Melbourne was close to the national average but Sydney was at 78 per cent. Again, the average annual price rise came in at just over eight per cent, with Sydney at 12.5 per cent.
The national average rose another 0.3 per cent in the past week. While arguments about whether or not the market is in a bubble continue to rage, it's clear that prices are still heading upward.
If unchecked, prices will at some point either reach a level, or start rising at a pace that the Reserve Bank of Australia (RBA) finds uncomfortable.
When booms become bust, especially when the financial sector is entangled, economies suffer.
And the RBA has said repeatedly that it doesn't want to cause a bubble - an unjustified and unsustainable surge in prices.
Across the Tasman, the Reserve bank of New Zealand is using what's known as macroprudential policy to fine-tune the economy.
It's using rules normally used to keep the banks stable, in this case, by regulating the size of loans relative to the valuation of the property, the so-called loan-to-value ratio.
"Inflation still is benign, but the housing market pushed into dangerous territory earlier this year and the currency is higher than what would be desired from an external balance perspective," JP Morgan economist Ben Jarman said in a commentary.
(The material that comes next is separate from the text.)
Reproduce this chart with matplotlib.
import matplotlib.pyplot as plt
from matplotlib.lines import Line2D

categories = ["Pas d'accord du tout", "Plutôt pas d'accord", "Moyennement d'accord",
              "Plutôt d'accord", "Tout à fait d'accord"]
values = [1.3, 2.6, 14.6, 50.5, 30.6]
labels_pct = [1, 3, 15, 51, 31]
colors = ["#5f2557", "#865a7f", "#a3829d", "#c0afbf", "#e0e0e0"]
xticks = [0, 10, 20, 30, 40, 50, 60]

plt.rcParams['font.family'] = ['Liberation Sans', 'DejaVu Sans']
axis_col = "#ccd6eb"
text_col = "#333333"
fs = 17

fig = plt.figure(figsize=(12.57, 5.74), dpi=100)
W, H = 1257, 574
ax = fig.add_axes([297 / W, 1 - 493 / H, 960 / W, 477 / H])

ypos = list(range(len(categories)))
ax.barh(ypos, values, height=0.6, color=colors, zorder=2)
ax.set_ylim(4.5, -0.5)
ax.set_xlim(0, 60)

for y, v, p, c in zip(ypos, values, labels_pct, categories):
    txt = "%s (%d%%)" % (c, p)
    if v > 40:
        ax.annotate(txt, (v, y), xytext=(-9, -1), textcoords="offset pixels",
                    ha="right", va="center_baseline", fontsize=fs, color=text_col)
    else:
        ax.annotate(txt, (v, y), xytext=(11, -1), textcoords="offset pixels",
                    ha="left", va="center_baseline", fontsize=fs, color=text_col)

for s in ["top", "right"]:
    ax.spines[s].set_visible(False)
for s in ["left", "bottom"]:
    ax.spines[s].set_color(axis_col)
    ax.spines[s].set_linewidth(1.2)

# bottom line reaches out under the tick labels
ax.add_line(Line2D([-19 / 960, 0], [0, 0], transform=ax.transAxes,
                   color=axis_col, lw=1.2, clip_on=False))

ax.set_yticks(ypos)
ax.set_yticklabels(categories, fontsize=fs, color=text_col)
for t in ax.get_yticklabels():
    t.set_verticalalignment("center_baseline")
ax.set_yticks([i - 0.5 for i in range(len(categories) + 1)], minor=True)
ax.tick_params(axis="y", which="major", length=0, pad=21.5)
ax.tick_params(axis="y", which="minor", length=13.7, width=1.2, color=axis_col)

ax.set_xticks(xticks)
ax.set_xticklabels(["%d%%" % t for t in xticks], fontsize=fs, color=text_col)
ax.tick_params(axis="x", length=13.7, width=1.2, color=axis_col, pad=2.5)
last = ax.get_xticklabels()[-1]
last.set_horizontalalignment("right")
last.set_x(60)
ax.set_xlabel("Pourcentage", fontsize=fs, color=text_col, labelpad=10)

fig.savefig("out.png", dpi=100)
"It is hoped that macroprudential policy can improve these trade-offs, with LVR restrictions on new mortgage lending having been introduced on October 1," he said.
It's early days yet, but there is some evidence that demand for home loan funds in NZ has weakened in response.
So far, the Reserve Bank of Australia has shown no enthusiasm for this idea, but it could change its mind if the "rebalancing" of the economy becomes unbalanced and the housing market continues to boom.